Os últimos 2,5kms foram uma tranquilidade para mim, conseguíamos dar algumas remadas, parar de remar e só puxar por eles, descansando nós próprios durante esses momentos. Senti que fazia mais 10kms se fosse preciso, mas visto agora com alguma sobriedade, era só uma sensação minha. Nessa altura passa por nós o barco que deveria vir a rebocar o nosso kayake, e disse-nos que tiveram de tirar o kayake da água que ele se estava a afundar, para se ver bem o estado daquele kayake. Até ao fim tivemos direito a guarda de honra, éramos a última equipa, que iriam acabar a prova, ainda dentro de água, e 3 motas de água mais 1 barco estavam a acompanhar-nos até à meta, inclusivamente uma das motas desviou um barco da nossa trajetória para não o termos de contornar. Depois de 8h4m, lá conseguimos atingir a meta, cerca de 2 horas para fazer os primeiros 10kms e 6 horas para fazer os seguintes 12,2kms provam bem a dureza do que foi a segunda parte da prova.
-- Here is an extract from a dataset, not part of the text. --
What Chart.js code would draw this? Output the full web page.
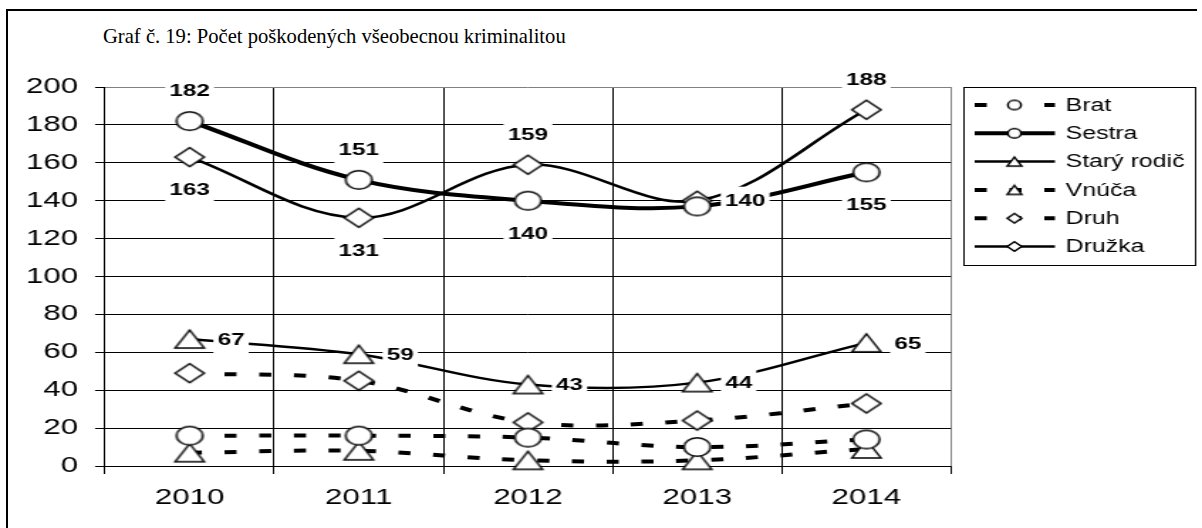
<!DOCTYPE html>
<html>
<head>
<meta charset="utf-8">
<script src="https://cdn.jsdelivr.net/npm/chart.js@4/dist/chart.umd.min.js"></script>
<style>
  html, body { margin: 0; padding: 0; background: #fff; overflow: hidden; }
  #frame { position: absolute; left: 6px; top: 9px; width: 1189px; height: 600px;
           border-left: 2px solid #000; border-top: 2px solid #000; }
  #title { position: absolute; left: 103px; top: 26px; white-space: nowrap;
           font: 20.6px/20.6px "Liberation Serif", "Times New Roman", serif; color: #000; }
  /* the original picture is stretched sideways, so the canvas is too */
  #wrap { position: absolute; left: 0; top: 0; width: 846px; height: 528px;
          transform: scaleX(1.4208); transform-origin: 0 0; }
</style>
</head>
<body>
<div id="frame"></div>
<div id="title">Graf č. 19: Počet poškodených všeobecnou kriminalitou</div>
<div id="wrap"><canvas id="chart" width="846" height="528"></canvas></div>
<script>
// --- data
const years      = ['2010', '2011', '2012', '2013', '2014'];
const brat       = [16, 16, 15, 10, 14];
const sestra     = [182, 151, 140, 137, 155];
const staryRodic = [67, 59, 43, 44, 65];
const vnuca      = [7, 8, 3, 3, 9];
const druh       = [49, 45, 23, 24, 33];
const druzka     = [163, 131, 159, 140, 188];
const yMin = 0, yMax = 200, yStep = 20;

// where the value labels sit (a = above, b = below, r = right)
const sestraLabels = ['a', 'a', 'b', null, 'b'];
const druzkaLabels = ['b', 'b', 'a', 'r', 'a'];
const staryLabels  = ['r', 'r', 'r', 'r', 'r'];

const FONT = '"Liberation Sans", Arial, sans-serif';
Chart.defaults.font.family = FONT;
Chart.defaults.color = '#000';

// --- marker images (white fill, black outline), k = size factor
function makeMarker(kind, k) {
    const c = document.createElement('canvas');
    c.width = Math.ceil(24 * k) + 2; c.height = Math.ceil(22 * k) + 2;
    const g = c.getContext('2d');
    const cx = c.width / 2, cy = c.height / 2;
    g.beginPath();
    if (kind === 'circle') {
        g.arc(cx, cy, 9.3 * k, 0, Math.PI * 2);
    } else if (kind === 'triangle') {
        g.moveTo(cx, cy - 9 * k);
        g.lineTo(cx + 10.2 * k, cy + 9 * k);
        g.lineTo(cx - 10.2 * k, cy + 9 * k);
        g.closePath();
    } else {
        g.moveTo(cx, cy - 9.5 * k);
        g.lineTo(cx + 10.2 * k, cy);
        g.lineTo(cx, cy + 9.5 * k);
        g.lineTo(cx - 10.2 * k, cy);
        g.closePath();
    }
    g.fillStyle = '#fff';
    g.fill();
    g.lineWidth = 1.5;
    g.strokeStyle = '#000';
    g.stroke();
    return c;
}
const marks = {};
['circle', 'triangle', 'diamond'].forEach(m => {
    marks[m] = makeMarker(m, 1);
    marks[m + 'Small'] = makeMarker(m, 0.5);
});

const DASH = [8.5, 16];

function series(label, data, mark, width, dashed, extra) {
    return Object.assign({
        label: label,
        data: data,
        borderColor: '#000',
        borderWidth: width,
        borderDash: dashed ? DASH : [],
        borderCapStyle: 'butt',
        tension: 0.35,
        pointStyle: marks[mark],
        legendMark: marks[mark + 'Small'],
        pointRadius: 10,
        pointHoverRadius: 10,
        fill: false,
        clip: false
    }, extra || {});
}

// --- value labels with white boxes
const valueLabels = {
    id: 'valueLabels',
    afterDatasetsDraw(chart) {
        const ctx = chart.ctx;
        ctx.save();
        ctx.font = 'bold 17px ' + FONT;
        ctx.textAlign = 'center';
        ctx.textBaseline = 'middle';
        chart.data.datasets.forEach((ds, i) => {
            if (!ds.labelPos) return;
            const meta = chart.getDatasetMeta(i);
            meta.data.forEach((pt, j) => {
                const pos = ds.labelPos[j];
                if (!pos) return;
                const txt = String(ds.data[j]);
                let x = pt.x, y = pt.y;
                if (pos === 'a') y -= 30.5;
                else if (pos === 'b') y += 32.5;
                else x += (ds.rightGaps ? ds.rightGaps[j] : 29.2);
                const w = ctx.measureText(txt).width + 6;
                ctx.fillStyle = '#fff';
                ctx.fillRect(x - w / 2, y - 14, w, 28);
                ctx.fillStyle = '#000';
                ctx.fillText(txt, x, y + 1);
            });
        });
        ctx.restore();
    }
};

// --- legend box on the right (line sample + marker + name)
const sideLegend = {
    id: 'sideLegend',
    afterDraw(chart) {
        const ctx = chart.ctx;
        ctx.save();
        ctx.strokeStyle = '#000';
        ctx.lineWidth = 1;
        ctx.strokeRect(678.5, 87.5, 163, 178);
        ctx.font = '17.5px ' + FONT;
        ctx.textAlign = 'left';
        ctx.textBaseline = 'middle';
        chart.data.datasets.forEach((ds, i) => {
            const y = 105 + i * 28.3;
            ctx.beginPath();
            ctx.setLineDash(ds.borderDash);
            ctx.lineWidth = ds.borderWidth;
            ctx.moveTo(686, y);
            ctx.lineTo(742.5, y);
            ctx.stroke();
            ctx.setLineDash([]);
            const img = ds.legendMark;
            ctx.drawImage(img, 714 - img.width / 2, y - img.height / 2);
            ctx.fillStyle = '#000';
            ctx.fillText(ds.label, 750, y + 1);
        });
        ctx.restore();
    }
};

new Chart(document.getElementById('chart'), {
    type: 'line',
    data: {
        labels: years,
        datasets: [
            series('Brat', brat, 'circle', 4, true),
            series('Sestra', sestra, 'circle', 4, false, { labelPos: sestraLabels }),
            series('Starý rodič', staryRodic, 'triangle', 2.5, false, { labelPos: staryLabels }),
            series('Vnúča', vnuca, 'triangle', 4, true),
            series('Druh', druh, 'diamond', 4, true),
            series('Družka', druzka, 'diamond', 2.5, false,
                   { labelPos: druzkaLabels, rightGaps: [0, 0, 0, 33.8, 0] })
        ]
    },
    options: {
        responsive: false,
        devicePixelRatio: 1,
        animation: false,
        events: [],
        layout: { padding: { top: 87, right: 176.7, left: 0, bottom: 0 } },
        plugins: {
            legend: { display: false },
            title: { display: false },
            tooltip: { enabled: false }
        },
        scales: {
            x: {
                offset: true,
                grid: {
                    offset: true,
                    tickLength: 8,
                    color: c => (c.tick ? '#000' : '#808080'),
                    tickColor: '#000',
                    lineWidth: 1
                },
                border: { color: '#000', width: 1 },
                ticks: { font: { size: 22 }, padding: 11, maxRotation: 0, autoSkip: false },
                afterFit: s => { s.height = 62; }
            },
            y: {
                min: yMin,
                max: yMax,
                grid: {
                    tickLength: 7,
                    color: c => (c.tick && c.tick.value === yMax ? '#808080' : '#000'),
                    tickColor: '#000',
                    lineWidth: 1
                },
                border: { color: '#000', width: 1 },
                ticks: { stepSize: yStep, font: { size: 22 }, padding: 12 },
                afterFit: s => { s.width = 73.9; }
            }
        }
    },
    plugins: [valueLabels, sideLegend]
});
</script>
</body>
</html>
Ao sair do kayake, como se vê pelo vídeo, caí estatelado de costas na água, não me conseguia aguentar em pé. Quando voltei a levantar-me outra vez comecei a desequilibrar-se novamente para trás, começando a dar passos para trás para não voltar a cair, e só não caí porque fiquei com água pela cintura. Como na partida, à chegada estavam as meninas da minha vida a dar-me força, a Liliana, a Clara e a Luciana estavam lá para me dar carinho, força e cuidar de mim. O José estava em hipotermia, apesar de durante toda a prova nos estar constantemente a dizer que estava bem, de ter puxado pelo Felício até ao último metro, ele estava num péssimo estado, um herói, um exemplo para todos nós. Obrigado José por seres a nossa inspiração, obrigado Rui por teres aguentado quando eu estava no meu limite, obrigado Felício por me teres convidado a fazer parte desta maravilhosa equipa e por teres conseguido superar este tão grande desafio.